При рассмотрении этой точки зрения может оказаться сложным для понимания одна деталь: как может показаться, некоторые из наших особенностей, например, менопауза или старение, снижают (а не увеличивают) возможность оставить после себя большее число потомства, и таким характеристикам не следовало закрепляться в ходе естественного отбора. Часто полезно постараться понять эти парадоксы с точки зрения такого понятия как компромисс. В животном мире ничто не достается бесплатно и ничто не являет собой исключительно благо. Любое явление связано не только с выгодами, но и с затратами, поскольку задействует пространство, время или энергию, которые можно было бы посвятить чему-либо иному. Вы, возможно, полагаете, что женщины, у которых никогда не наступила бы менопауза, оставили бы после себя большее число потомков, чем те, у которых она наступила. Но рассмотрение скрытых затрат, связанных с отсутствием менопаузы, помогает понять, почему эволюция устроила женский организм так, чтобы без менопаузы невозможно было бы обойтись.

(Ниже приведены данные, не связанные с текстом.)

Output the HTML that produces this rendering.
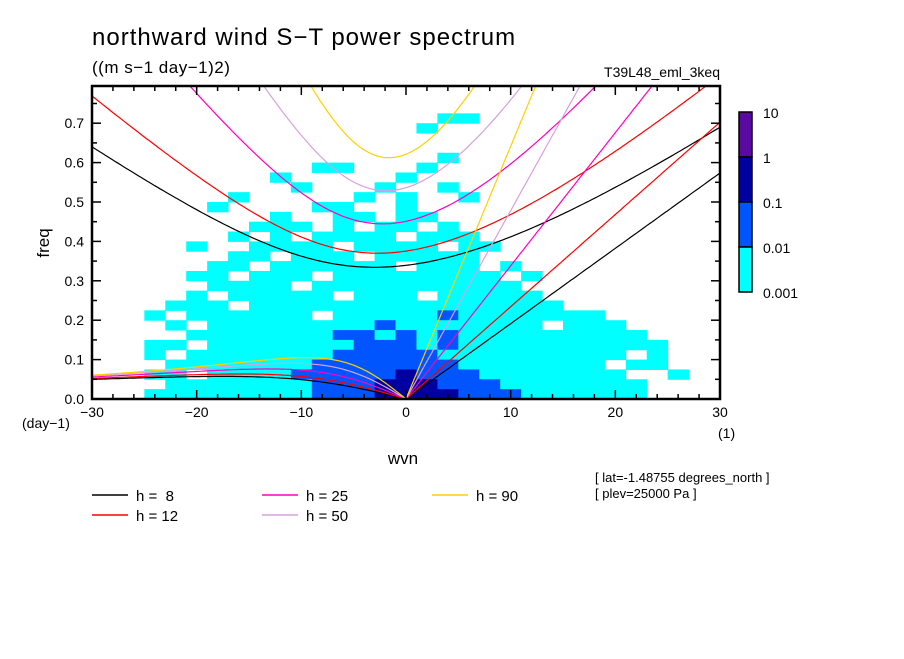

Рассуждая подобным образом, мы можем разобраться с болезненными для нас вопросами, например, почему мы стареем и умираем, и выгоднее ли нам (даже только с точки зрения эволюции) хранить верность нашим супругам или вступать во внебрачные связи.

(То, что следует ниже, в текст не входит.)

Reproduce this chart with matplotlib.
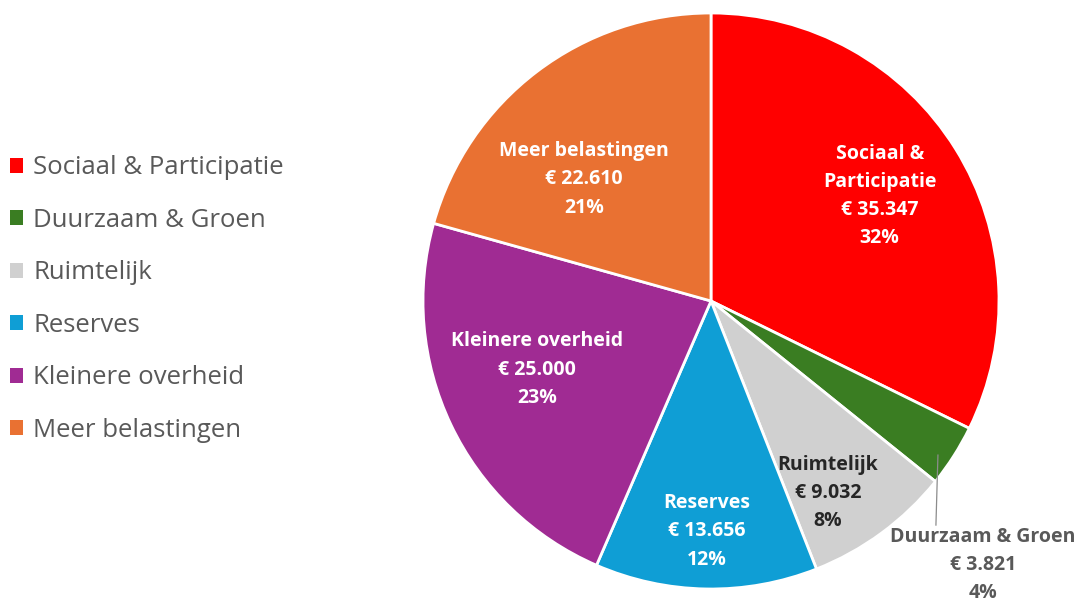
import matplotlib.pyplot as plt
import numpy as np
from matplotlib.patches import Patch

# data
categories = ['Sociaal & Participatie', 'Duurzaam & Groen', 'Ruimtelijk',
              'Reserves', 'Kleinere overheid', 'Meer belastingen']
label_names = ['Sociaal &\nParticipatie', 'Duurzaam & Groen', 'Ruimtelijk',
               'Reserves', 'Kleinere overheid', 'Meer belastingen']
amounts = [35347, 3821, 9032, 13656, 25000, 22610]
pct_labels = [32, 4, 8, 12, 23, 21]
colors = ['#FF0000', '#3A7D22', '#D0D0D0', '#0F9ED5', '#A02B93', '#E97132']

plt.rcParams['font.family'] = ['Open Sans', 'DejaVu Sans']

fig = plt.figure(figsize=(10.9, 6.08), dpi=100)
W, H = 1090, 608
cx, cy, R = 711, 301, 288
ax = fig.add_axes([(cx - R) / W, (H - cy - R) / H, 2 * R / W, 2 * R / H])

wedges, _ = ax.pie(amounts, colors=colors, startangle=90, counterclock=False,
                   radius=1, wedgeprops=dict(edgecolor='white', linewidth=2))
ax.set_xlim(-1, 1)
ax.set_ylim(-1, 1)
ax.axis('off')

def fmt_eur(v):
    return '€ ' + f'{v:,}'.replace(',', '.')

# label placement per slice: (radius fraction, angle tweak in degrees)
placement = [(0.69, 0), None, (0.78, -5), (0.80, 0), (0.65, -4), (0.61, 9)]
text_colors = ['white', None, '#262626', 'white', 'white', 'white']
fs = 14

for i, w in enumerate(wedges):
    mid = np.deg2rad((w.theta1 + w.theta2) / 2)
    txt = f'{label_names[i]}\n{fmt_eur(amounts[i])}\n{pct_labels[i]}%'
    if placement[i] is None:
        # outside label with leader line
        ax.plot([0.788, 0.781], [-0.535, -0.778], color='#8c8c8c', lw=0.9)
        ax.text(0.944, -0.917, txt, ha='center', va='center', fontsize=fs,
                fontweight='bold', color='#595959', linespacing=1.55,
                clip_on=False)
        continue
    r, tweak = placement[i]
    ang = mid + np.deg2rad(tweak)
    ax.text(r * np.cos(ang), r * np.sin(ang), txt, ha='center', va='center',
            fontsize=fs, fontweight='bold', color=text_colors[i],
            linespacing=1.55)

handles = [Patch(facecolor=c, edgecolor='none') for c in colors]
fig.legend(handles, categories, loc='center left', bbox_to_anchor=(0.0, 0.508),
           frameon=False, fontsize=18.5, labelcolor='#595959', borderaxespad=0.0,
           handlelength=0.5, handleheight=0.5, handletextpad=0.4,
           labelspacing=1.07)

fig.savefig('out.png', dpi=100)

Говоря об этих моментах, я предполагаю, что особенности жизненного цикла, выделяющие человека среди остальных видов, имеют под собой некую генетическую основу. Замечания, которые я сделал в первой главе по поводу функций генов в общем случае, применимы также и к этой ситуации. Точно так же, как наш рост и большинство других внешне наблюдаемых черт находятся под влиянием не единственного гена, так и, конечно же, нет какого-то единственного гена, отвечающего за менопаузу, размер яичек или моногамию. В действительности, мы очень мало знаем о том, какова генетическая основа особенностей жизненного цикла человека, хотя селекционные опыты на мышах и овцах показали, что размер яичек определяется генетически. Очевидно то, насколько мы мотивированы заботиться о потомстве или стремиться к внебрачным связям, находится под сильнейшим воздействием культуры, и нет причин полагать, что на различия индивидуумов в этих отношениях в более значительной степени влияют гены. Тем не менее генетические различия между людьми и двумя другими видами шимпанзе возможно, все же вносят вклад в то, что многие особенности жизненного цикла всех человеческих популяций и всех популяций шимпанзе отличаются, причем весьма систематично. Не существует ни одного человеческого сообщества, какими бы ни были его культурные традиции, в котором яички у мужчин были бы такого же размера, как у шимпанзе, а у женщин не наступала бы менопауза. Весьма вероятно, что среди тех генов, которые отличаются у человека и шимпанзе (их число составляет 1,6 %) и выполняют при этом некую функцию, значительная доля определяет собой как раз особенности нашего жизненного цикла.